▶ **AIM**: Repeat the material verbatim and drop the pictures.

▶ **COLLECTED DATA**:
begin
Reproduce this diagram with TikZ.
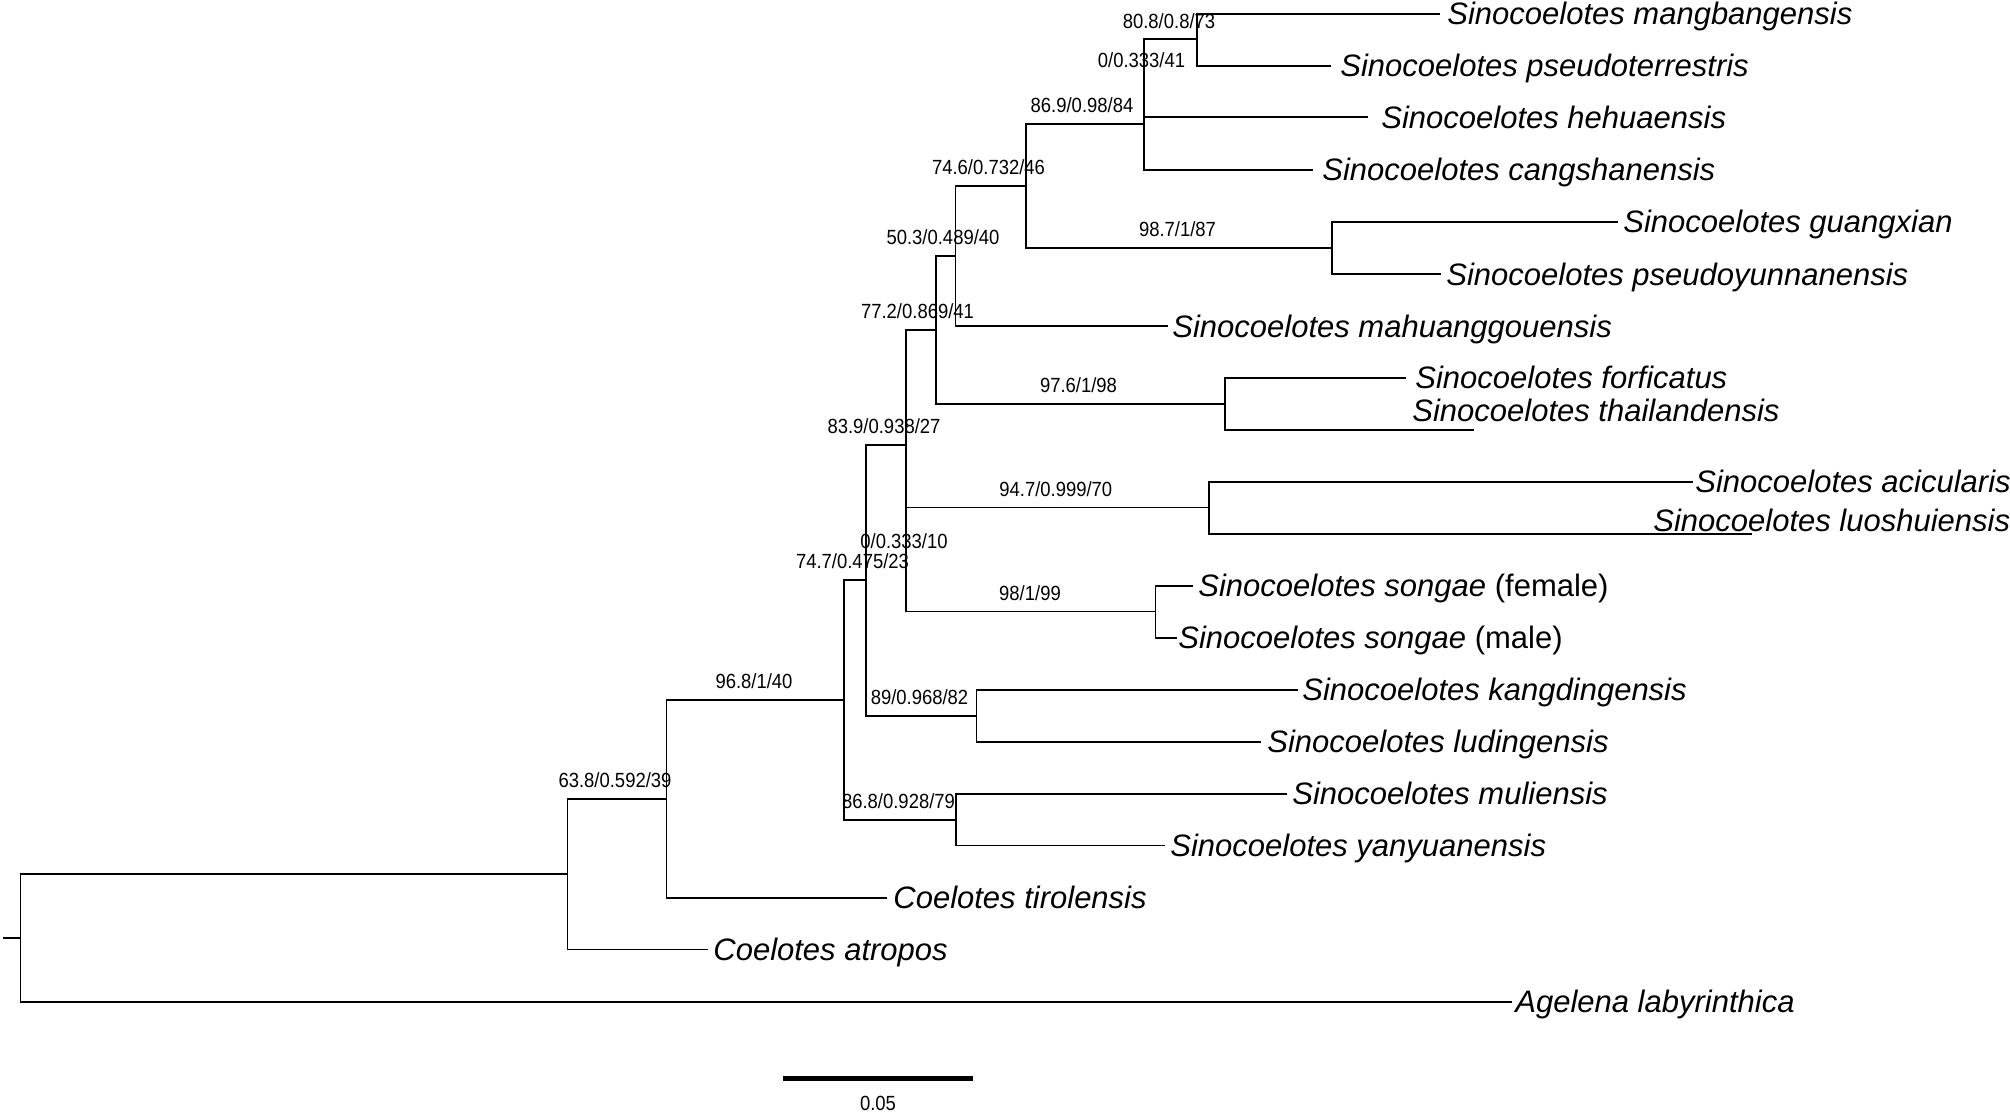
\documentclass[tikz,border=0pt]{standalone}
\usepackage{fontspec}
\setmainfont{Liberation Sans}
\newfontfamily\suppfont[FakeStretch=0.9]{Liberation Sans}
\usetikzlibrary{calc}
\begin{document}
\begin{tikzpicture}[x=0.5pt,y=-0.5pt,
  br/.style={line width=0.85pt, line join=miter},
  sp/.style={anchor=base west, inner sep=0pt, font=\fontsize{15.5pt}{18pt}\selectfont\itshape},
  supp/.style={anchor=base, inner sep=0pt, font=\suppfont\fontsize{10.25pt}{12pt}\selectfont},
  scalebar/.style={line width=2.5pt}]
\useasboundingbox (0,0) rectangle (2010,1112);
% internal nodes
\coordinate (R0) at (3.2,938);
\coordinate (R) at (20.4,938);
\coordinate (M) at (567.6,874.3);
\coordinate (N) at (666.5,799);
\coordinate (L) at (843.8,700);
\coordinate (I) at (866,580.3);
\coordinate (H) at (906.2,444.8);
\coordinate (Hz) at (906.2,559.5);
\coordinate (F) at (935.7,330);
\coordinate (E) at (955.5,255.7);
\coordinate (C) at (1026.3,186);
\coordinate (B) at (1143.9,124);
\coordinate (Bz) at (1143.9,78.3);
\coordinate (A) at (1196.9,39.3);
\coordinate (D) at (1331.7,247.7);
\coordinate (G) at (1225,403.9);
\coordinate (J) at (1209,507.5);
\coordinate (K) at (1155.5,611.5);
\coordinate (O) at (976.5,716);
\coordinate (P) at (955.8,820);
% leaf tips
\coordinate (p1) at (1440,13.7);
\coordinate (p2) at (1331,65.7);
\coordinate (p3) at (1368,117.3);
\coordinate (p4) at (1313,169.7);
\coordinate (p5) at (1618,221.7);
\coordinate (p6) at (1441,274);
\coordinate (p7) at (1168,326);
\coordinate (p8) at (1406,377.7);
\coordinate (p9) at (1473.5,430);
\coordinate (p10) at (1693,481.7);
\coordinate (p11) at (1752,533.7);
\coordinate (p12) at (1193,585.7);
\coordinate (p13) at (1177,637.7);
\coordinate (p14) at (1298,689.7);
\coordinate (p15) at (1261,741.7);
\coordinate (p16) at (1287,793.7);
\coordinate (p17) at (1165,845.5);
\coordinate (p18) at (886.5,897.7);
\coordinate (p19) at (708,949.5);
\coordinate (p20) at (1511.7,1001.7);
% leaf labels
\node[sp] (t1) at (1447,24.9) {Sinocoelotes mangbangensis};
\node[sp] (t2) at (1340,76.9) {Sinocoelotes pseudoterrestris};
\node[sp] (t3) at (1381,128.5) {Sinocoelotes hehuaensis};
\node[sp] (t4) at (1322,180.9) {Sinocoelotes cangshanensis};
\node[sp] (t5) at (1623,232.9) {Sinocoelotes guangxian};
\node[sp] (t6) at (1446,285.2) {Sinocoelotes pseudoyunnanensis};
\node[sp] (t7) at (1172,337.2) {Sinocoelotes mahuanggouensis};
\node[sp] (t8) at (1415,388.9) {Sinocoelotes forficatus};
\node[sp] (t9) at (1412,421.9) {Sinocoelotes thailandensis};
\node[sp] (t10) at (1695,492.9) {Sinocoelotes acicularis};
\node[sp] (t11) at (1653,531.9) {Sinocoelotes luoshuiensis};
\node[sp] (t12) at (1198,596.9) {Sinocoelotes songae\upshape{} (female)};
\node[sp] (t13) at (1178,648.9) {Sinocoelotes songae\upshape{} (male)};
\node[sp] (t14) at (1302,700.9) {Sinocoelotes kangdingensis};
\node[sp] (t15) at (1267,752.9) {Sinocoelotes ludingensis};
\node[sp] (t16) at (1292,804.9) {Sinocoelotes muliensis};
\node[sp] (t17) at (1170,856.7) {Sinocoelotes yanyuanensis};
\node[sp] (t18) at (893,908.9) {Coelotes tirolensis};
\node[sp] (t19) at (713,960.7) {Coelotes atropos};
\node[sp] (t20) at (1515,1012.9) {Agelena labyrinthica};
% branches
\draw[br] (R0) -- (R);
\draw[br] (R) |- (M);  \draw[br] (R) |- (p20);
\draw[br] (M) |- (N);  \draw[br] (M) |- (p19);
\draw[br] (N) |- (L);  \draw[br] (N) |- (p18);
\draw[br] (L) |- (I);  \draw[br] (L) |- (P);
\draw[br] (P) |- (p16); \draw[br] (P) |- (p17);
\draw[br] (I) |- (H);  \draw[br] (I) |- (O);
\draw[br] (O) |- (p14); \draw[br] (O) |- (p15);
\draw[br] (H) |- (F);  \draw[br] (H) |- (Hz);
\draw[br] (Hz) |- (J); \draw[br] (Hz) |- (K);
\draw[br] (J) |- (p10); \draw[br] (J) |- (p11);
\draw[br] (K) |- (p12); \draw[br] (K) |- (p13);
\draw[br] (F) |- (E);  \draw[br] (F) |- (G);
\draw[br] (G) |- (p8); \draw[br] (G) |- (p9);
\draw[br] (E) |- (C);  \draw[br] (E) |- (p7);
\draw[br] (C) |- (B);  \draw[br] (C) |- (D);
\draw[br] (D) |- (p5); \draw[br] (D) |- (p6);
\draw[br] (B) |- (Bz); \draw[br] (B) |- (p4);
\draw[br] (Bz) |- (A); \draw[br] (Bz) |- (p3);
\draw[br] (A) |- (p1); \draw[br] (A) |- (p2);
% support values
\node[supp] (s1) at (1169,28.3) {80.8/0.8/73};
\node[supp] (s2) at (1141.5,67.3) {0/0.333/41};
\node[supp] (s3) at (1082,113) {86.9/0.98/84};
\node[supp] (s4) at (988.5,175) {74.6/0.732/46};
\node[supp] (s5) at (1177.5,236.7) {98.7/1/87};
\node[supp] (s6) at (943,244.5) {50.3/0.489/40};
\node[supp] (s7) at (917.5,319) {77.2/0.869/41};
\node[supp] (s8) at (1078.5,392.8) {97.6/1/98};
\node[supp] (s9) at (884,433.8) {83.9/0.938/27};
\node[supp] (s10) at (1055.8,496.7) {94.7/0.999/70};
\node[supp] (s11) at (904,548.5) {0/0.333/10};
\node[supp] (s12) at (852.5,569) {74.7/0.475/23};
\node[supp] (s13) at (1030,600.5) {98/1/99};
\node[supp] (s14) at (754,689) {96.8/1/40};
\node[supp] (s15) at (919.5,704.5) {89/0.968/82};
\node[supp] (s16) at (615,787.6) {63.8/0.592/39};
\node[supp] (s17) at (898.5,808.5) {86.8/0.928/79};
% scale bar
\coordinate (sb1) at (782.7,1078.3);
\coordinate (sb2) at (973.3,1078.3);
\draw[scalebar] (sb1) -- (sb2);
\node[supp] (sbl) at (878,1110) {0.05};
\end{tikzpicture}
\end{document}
end
▶ **EXPECTED OUTPUT**:
Reproduce this diagram with TikZ.
\documentclass[tikz,border=0pt]{standalone}
\usepackage{fontspec}
\setmainfont{Liberation Sans}
\newfontfamily\suppfont[FakeStretch=0.9]{Liberation Sans}
\usetikzlibrary{calc}
\begin{document}
\begin{tikzpicture}[x=0.5pt,y=-0.5pt,
  br/.style={line width=0.85pt, line join=miter},
  sp/.style={anchor=base west, inner sep=0pt, font=\fontsize{15.5pt}{18pt}\selectfont\itshape},
  supp/.style={anchor=base, inner sep=0pt, font=\suppfont\fontsize{10.25pt}{12pt}\selectfont},
  scalebar/.style={line width=2.5pt}]
\useasboundingbox (0,0) rectangle (2010,1112);
% internal nodes
\coordinate (R0) at (3.2,938);
\coordinate (R) at (20.4,938);
\coordinate (M) at (567.6,874.3);
\coordinate (N) at (666.5,799);
\coordinate (L) at (843.8,700);
\coordinate (I) at (866,580.3);
\coordinate (H) at (906.2,444.8);
\coordinate (Hz) at (906.2,559.5);
\coordinate (F) at (935.7,330);
\coordinate (E) at (955.5,255.7);
\coordinate (C) at (1026.3,186);
\coordinate (B) at (1143.9,124);
\coordinate (Bz) at (1143.9,78.3);
\coordinate (A) at (1196.9,39.3);
\coordinate (D) at (1331.7,247.7);
\coordinate (G) at (1225,403.9);
\coordinate (J) at (1209,507.5);
\coordinate (K) at (1155.5,611.5);
\coordinate (O) at (976.5,716);
\coordinate (P) at (955.8,820);
% leaf tips
\coordinate (p1) at (1440,13.7);
\coordinate (p2) at (1331,65.7);
\coordinate (p3) at (1368,117.3);
\coordinate (p4) at (1313,169.7);
\coordinate (p5) at (1618,221.7);
\coordinate (p6) at (1441,274);
\coordinate (p7) at (1168,326);
\coordinate (p8) at (1406,377.7);
\coordinate (p9) at (1473.5,430);
\coordinate (p10) at (1693,481.7);
\coordinate (p11) at (1752,533.7);
\coordinate (p12) at (1193,585.7);
\coordinate (p13) at (1177,637.7);
\coordinate (p14) at (1298,689.7);
\coordinate (p15) at (1261,741.7);
\coordinate (p16) at (1287,793.7);
\coordinate (p17) at (1165,845.5);
\coordinate (p18) at (886.5,897.7);
\coordinate (p19) at (708,949.5);
\coordinate (p20) at (1511.7,1001.7);
% leaf labels
\node[sp] (t1) at (1447,24.9) {Sinocoelotes mangbangensis};
\node[sp] (t2) at (1340,76.9) {Sinocoelotes pseudoterrestris};
\node[sp] (t3) at (1381,128.5) {Sinocoelotes hehuaensis};
\node[sp] (t4) at (1322,180.9) {Sinocoelotes cangshanensis};
\node[sp] (t5) at (1623,232.9) {Sinocoelotes guangxian};
\node[sp] (t6) at (1446,285.2) {Sinocoelotes pseudoyunnanensis};
\node[sp] (t7) at (1172,337.2) {Sinocoelotes mahuanggouensis};
\node[sp] (t8) at (1415,388.9) {Sinocoelotes forficatus};
\node[sp] (t9) at (1412,421.9) {Sinocoelotes thailandensis};
\node[sp] (t10) at (1695,492.9) {Sinocoelotes acicularis};
\node[sp] (t11) at (1653,531.9) {Sinocoelotes luoshuiensis};
\node[sp] (t12) at (1198,596.9) {Sinocoelotes songae\upshape{} (female)};
\node[sp] (t13) at (1178,648.9) {Sinocoelotes songae\upshape{} (male)};
\node[sp] (t14) at (1302,700.9) {Sinocoelotes kangdingensis};
\node[sp] (t15) at (1267,752.9) {Sinocoelotes ludingensis};
\node[sp] (t16) at (1292,804.9) {Sinocoelotes muliensis};
\node[sp] (t17) at (1170,856.7) {Sinocoelotes yanyuanensis};
\node[sp] (t18) at (893,908.9) {Coelotes tirolensis};
\node[sp] (t19) at (713,960.7) {Coelotes atropos};
\node[sp] (t20) at (1515,1012.9) {Agelena labyrinthica};
% branches
\draw[br] (R0) -- (R);
\draw[br] (R) |- (M);  \draw[br] (R) |- (p20);
\draw[br] (M) |- (N);  \draw[br] (M) |- (p19);
\draw[br] (N) |- (L);  \draw[br] (N) |- (p18);
\draw[br] (L) |- (I);  \draw[br] (L) |- (P);
\draw[br] (P) |- (p16); \draw[br] (P) |- (p17);
\draw[br] (I) |- (H);  \draw[br] (I) |- (O);
\draw[br] (O) |- (p14); \draw[br] (O) |- (p15);
\draw[br] (H) |- (F);  \draw[br] (H) |- (Hz);
\draw[br] (Hz) |- (J); \draw[br] (Hz) |- (K);
\draw[br] (J) |- (p10); \draw[br] (J) |- (p11);
\draw[br] (K) |- (p12); \draw[br] (K) |- (p13);
\draw[br] (F) |- (E);  \draw[br] (F) |- (G);
\draw[br] (G) |- (p8); \draw[br] (G) |- (p9);
\draw[br] (E) |- (C);  \draw[br] (E) |- (p7);
\draw[br] (C) |- (B);  \draw[br] (C) |- (D);
\draw[br] (D) |- (p5); \draw[br] (D) |- (p6);
\draw[br] (B) |- (Bz); \draw[br] (B) |- (p4);
\draw[br] (Bz) |- (A); \draw[br] (Bz) |- (p3);
\draw[br] (A) |- (p1); \draw[br] (A) |- (p2);
% support values
\node[supp] (s1) at (1169,28.3) {80.8/0.8/73};
\node[supp] (s2) at (1141.5,67.3) {0/0.333/41};
\node[supp] (s3) at (1082,113) {86.9/0.98/84};
\node[supp] (s4) at (988.5,175) {74.6/0.732/46};
\node[supp] (s5) at (1177.5,236.7) {98.7/1/87};
\node[supp] (s6) at (943,244.5) {50.3/0.489/40};
\node[supp] (s7) at (917.5,319) {77.2/0.869/41};
\node[supp] (s8) at (1078.5,392.8) {97.6/1/98};
\node[supp] (s9) at (884,433.8) {83.9/0.938/27};
\node[supp] (s10) at (1055.8,496.7) {94.7/0.999/70};
\node[supp] (s11) at (904,548.5) {0/0.333/10};
\node[supp] (s12) at (852.5,569) {74.7/0.475/23};
\node[supp] (s13) at (1030,600.5) {98/1/99};
\node[supp] (s14) at (754,689) {96.8/1/40};
\node[supp] (s15) at (919.5,704.5) {89/0.968/82};
\node[supp] (s16) at (615,787.6) {63.8/0.592/39};
\node[supp] (s17) at (898.5,808.5) {86.8/0.928/79};
% scale bar
\coordinate (sb1) at (782.7,1078.3);
\coordinate (sb2) at (973.3,1078.3);
\draw[scalebar] (sb1) -- (sb2);
\node[supp] (sbl) at (878,1110) {0.05};
\end{tikzpicture}
\end{document}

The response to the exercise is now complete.